If you add e.g. a sleep in main so as to affect the scheduler you will see different results.
So the book is correct, there is no guarantee whether the Runnables running in separate threads will ever see the variable's being updated since the variables are not declared as volatile.
Update:
The problem here is that the due to the lack of volatile the compiler is free to read the field ready just once, and reuse the cached value in each execution of the loop.
The program is inherently flawed. And with threading issues the problem usually appears when you deploy your application to the field....
From JSL:
For example, in the following (broken) code fragment, assume that
this.done is a non-volatile boolean field:
while (!this.done)
Thread.sleep(1000);
The compiler is free to read the field this.done just once, and reuse
the cached value in each execution of the loop.
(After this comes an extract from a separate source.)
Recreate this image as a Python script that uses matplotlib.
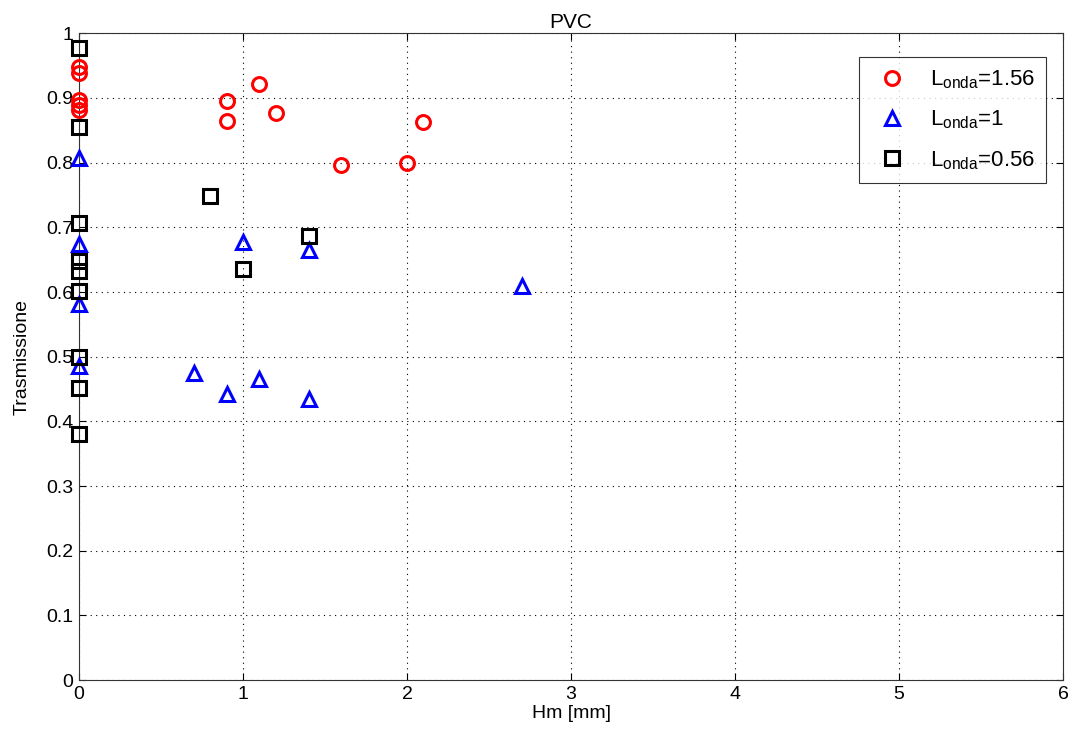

This would mean that
the loop would never terminate, even if an other thread changed the
value of this.done.
What is important to keep in mind is that a broken concurrent program might always work with the right combination of JVM's options, machine architecture etc. That does not make it a good program, as it will probably fail in a different context: the fact that no concurrency issue shows up does not mean there aren't any.
In other words, you can't prove that a concurrent program is correct with testing.
Back to your specific example, I see the same behaviour as what you describe. But, if I remove the Thread.yield() instruction in the while loop, 3 out of 8 threads stop and print 42, but the rest don't and the program never ends.